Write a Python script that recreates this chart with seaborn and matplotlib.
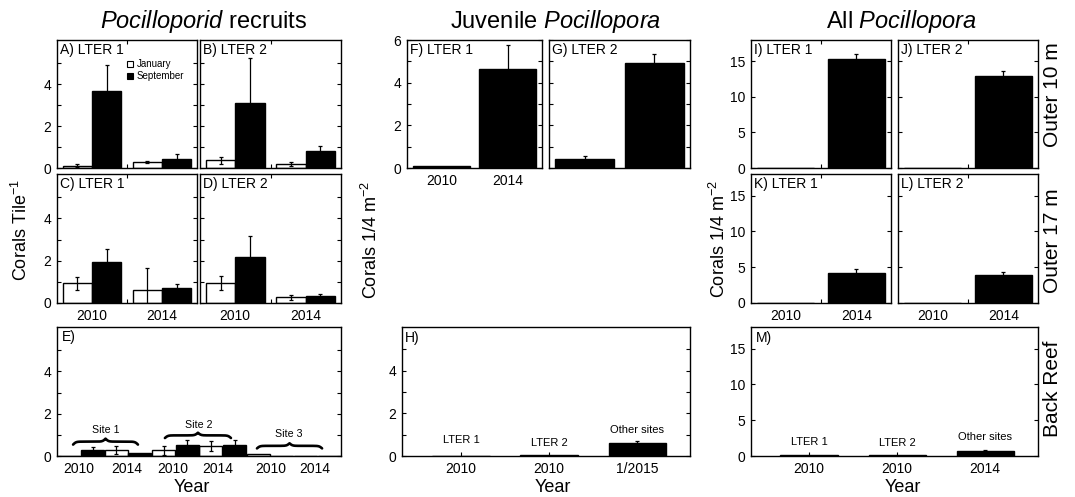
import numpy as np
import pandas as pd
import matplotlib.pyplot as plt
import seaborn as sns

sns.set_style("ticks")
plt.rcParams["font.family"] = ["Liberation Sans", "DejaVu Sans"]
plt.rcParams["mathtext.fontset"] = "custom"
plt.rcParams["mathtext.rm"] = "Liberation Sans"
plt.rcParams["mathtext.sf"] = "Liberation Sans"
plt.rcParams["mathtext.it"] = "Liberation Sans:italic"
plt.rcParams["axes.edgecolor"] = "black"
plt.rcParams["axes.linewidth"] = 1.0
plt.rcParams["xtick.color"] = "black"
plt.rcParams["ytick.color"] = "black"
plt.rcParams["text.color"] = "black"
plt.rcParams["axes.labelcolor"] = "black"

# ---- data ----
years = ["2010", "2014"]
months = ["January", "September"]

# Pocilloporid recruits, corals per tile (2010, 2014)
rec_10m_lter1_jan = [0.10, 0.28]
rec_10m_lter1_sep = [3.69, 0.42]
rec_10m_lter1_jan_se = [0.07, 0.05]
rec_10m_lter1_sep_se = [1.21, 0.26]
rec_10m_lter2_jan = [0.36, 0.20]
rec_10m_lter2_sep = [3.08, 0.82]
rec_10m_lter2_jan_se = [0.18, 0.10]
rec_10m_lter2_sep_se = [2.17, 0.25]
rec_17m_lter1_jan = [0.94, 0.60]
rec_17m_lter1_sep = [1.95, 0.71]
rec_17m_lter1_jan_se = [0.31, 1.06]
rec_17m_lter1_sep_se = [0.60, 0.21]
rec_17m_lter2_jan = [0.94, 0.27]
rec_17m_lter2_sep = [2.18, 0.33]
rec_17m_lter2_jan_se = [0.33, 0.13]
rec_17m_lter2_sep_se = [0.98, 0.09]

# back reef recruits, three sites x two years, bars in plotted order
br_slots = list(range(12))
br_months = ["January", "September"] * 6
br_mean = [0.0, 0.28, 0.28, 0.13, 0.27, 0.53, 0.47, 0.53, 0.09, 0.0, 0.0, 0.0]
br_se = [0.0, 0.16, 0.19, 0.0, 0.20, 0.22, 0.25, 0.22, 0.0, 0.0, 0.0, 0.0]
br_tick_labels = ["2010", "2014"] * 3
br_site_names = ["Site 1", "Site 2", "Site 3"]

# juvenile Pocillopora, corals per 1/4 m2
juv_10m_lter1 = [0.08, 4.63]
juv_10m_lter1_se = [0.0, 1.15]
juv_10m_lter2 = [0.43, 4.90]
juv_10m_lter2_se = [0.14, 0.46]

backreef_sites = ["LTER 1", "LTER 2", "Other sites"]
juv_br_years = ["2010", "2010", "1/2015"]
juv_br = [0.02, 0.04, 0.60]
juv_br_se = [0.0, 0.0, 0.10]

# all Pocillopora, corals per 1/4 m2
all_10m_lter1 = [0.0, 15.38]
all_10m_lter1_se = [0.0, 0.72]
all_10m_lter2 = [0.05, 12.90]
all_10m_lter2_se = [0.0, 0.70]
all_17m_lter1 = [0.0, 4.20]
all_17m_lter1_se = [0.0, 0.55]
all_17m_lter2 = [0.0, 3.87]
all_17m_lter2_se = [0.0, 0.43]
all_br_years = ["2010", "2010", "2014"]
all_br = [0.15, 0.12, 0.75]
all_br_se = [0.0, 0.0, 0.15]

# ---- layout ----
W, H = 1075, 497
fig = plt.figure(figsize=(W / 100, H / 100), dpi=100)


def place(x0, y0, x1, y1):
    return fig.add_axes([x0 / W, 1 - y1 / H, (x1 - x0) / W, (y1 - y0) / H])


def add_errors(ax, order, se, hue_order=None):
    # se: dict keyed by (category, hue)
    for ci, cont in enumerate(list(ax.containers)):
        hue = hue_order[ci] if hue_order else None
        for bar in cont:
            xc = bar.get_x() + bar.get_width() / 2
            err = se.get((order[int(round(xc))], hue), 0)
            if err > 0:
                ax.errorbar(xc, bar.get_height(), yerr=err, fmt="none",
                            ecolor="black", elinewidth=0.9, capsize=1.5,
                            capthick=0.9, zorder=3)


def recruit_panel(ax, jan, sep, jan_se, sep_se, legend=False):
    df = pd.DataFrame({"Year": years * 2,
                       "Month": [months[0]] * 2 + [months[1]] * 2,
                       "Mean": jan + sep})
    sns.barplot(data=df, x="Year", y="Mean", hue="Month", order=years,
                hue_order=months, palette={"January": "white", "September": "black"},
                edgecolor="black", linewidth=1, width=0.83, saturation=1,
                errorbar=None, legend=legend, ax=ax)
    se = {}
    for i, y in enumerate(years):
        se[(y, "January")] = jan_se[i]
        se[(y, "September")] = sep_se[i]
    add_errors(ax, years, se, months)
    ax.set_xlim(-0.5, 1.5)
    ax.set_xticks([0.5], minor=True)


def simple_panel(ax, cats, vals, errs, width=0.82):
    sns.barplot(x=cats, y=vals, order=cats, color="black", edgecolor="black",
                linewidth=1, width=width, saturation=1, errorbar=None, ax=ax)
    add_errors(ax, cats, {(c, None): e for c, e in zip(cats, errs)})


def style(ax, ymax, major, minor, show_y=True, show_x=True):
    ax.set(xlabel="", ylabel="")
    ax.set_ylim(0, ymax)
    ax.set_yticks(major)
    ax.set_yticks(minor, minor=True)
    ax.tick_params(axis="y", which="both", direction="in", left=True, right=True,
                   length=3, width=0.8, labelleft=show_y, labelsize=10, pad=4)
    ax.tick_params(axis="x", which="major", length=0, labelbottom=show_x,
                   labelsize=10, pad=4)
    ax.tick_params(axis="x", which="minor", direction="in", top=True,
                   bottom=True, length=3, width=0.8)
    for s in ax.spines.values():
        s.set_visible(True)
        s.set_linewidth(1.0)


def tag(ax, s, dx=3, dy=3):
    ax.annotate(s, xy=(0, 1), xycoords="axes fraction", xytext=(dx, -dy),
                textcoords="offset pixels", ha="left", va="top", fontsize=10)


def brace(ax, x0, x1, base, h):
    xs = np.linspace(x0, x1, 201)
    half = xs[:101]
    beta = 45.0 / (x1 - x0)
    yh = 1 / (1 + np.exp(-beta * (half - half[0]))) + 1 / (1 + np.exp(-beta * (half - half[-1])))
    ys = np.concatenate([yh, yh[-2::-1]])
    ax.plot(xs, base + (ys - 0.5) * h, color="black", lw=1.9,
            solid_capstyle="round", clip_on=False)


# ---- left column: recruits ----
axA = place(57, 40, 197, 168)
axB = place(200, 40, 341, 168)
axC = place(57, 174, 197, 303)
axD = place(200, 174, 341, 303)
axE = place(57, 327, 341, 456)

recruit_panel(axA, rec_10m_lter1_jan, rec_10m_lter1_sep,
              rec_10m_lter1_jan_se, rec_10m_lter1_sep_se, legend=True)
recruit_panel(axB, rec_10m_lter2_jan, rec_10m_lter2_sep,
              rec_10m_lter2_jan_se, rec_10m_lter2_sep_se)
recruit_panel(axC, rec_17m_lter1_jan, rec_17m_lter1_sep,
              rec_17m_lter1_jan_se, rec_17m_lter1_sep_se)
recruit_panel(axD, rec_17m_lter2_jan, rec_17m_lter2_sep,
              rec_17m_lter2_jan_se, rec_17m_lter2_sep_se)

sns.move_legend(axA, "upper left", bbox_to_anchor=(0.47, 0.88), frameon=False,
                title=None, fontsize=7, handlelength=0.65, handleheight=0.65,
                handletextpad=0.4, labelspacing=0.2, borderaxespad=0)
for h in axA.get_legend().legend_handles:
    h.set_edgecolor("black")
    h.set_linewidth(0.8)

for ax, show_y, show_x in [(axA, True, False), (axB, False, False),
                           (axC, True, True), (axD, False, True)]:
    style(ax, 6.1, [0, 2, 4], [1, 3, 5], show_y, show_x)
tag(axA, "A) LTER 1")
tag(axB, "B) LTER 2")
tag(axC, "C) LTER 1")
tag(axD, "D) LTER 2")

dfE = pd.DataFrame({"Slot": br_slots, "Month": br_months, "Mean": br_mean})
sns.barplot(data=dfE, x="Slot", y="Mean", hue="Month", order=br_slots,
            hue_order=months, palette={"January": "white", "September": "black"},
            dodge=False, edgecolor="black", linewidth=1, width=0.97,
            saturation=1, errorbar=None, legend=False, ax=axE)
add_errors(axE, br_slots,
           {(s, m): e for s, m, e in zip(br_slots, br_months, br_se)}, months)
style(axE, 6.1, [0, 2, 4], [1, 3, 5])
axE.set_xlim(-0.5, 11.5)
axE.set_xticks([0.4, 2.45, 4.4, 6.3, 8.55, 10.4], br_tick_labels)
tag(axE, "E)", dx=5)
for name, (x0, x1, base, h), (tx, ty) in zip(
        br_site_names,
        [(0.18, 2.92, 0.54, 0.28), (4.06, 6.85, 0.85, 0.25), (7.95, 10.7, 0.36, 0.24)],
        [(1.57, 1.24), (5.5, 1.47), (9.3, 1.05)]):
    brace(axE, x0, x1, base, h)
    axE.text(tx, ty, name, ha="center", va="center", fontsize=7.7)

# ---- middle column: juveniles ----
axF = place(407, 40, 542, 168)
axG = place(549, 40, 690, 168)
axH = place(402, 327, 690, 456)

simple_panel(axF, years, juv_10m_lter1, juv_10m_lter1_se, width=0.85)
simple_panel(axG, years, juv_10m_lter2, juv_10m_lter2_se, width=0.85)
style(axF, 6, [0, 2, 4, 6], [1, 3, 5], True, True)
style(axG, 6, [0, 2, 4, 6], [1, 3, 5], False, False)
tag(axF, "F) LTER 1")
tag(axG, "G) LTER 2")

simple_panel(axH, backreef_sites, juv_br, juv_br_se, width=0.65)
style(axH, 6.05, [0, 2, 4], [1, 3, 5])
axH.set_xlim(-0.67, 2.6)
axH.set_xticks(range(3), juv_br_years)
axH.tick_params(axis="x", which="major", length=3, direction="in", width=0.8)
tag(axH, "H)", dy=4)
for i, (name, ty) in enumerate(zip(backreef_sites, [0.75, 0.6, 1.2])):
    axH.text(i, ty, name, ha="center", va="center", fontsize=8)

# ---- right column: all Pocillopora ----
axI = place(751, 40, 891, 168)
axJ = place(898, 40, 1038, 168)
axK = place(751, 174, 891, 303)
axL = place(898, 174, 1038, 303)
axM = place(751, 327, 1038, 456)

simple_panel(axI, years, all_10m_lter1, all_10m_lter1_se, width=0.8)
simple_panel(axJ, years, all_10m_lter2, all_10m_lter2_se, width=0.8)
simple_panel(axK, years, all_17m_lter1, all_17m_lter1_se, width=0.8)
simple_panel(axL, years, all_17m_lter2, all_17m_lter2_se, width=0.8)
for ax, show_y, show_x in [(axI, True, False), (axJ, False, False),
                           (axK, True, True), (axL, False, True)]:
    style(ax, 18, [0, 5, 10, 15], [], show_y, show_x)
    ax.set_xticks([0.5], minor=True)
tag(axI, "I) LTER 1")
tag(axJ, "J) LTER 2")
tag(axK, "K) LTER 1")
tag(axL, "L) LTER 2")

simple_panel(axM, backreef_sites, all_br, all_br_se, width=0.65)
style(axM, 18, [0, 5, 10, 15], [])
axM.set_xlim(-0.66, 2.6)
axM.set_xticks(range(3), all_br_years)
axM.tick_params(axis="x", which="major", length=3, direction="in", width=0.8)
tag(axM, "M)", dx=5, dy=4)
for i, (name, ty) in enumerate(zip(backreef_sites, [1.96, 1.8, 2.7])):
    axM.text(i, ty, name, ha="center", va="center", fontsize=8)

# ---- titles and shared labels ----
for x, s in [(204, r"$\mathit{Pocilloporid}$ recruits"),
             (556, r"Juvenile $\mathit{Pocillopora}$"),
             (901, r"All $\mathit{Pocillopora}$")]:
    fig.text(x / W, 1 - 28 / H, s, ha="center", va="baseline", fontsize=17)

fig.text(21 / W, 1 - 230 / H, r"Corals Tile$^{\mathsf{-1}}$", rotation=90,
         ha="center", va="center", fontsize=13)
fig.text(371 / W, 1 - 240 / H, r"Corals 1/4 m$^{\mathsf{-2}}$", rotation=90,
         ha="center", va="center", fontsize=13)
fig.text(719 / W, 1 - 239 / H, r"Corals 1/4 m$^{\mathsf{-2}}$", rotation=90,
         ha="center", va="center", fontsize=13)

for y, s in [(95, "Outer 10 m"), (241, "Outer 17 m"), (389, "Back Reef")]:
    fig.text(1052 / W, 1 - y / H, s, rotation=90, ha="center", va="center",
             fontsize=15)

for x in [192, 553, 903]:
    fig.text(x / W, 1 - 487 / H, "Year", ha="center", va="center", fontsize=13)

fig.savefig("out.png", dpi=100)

--------------------

WHAT THE TASK ASKS: Choose all lines containing the string "matplotlib" and copy them out.

SOLUTION:
Write a Python script that recreates this chart with seaborn and matplotlib.
import matplotlib.pyplot as plt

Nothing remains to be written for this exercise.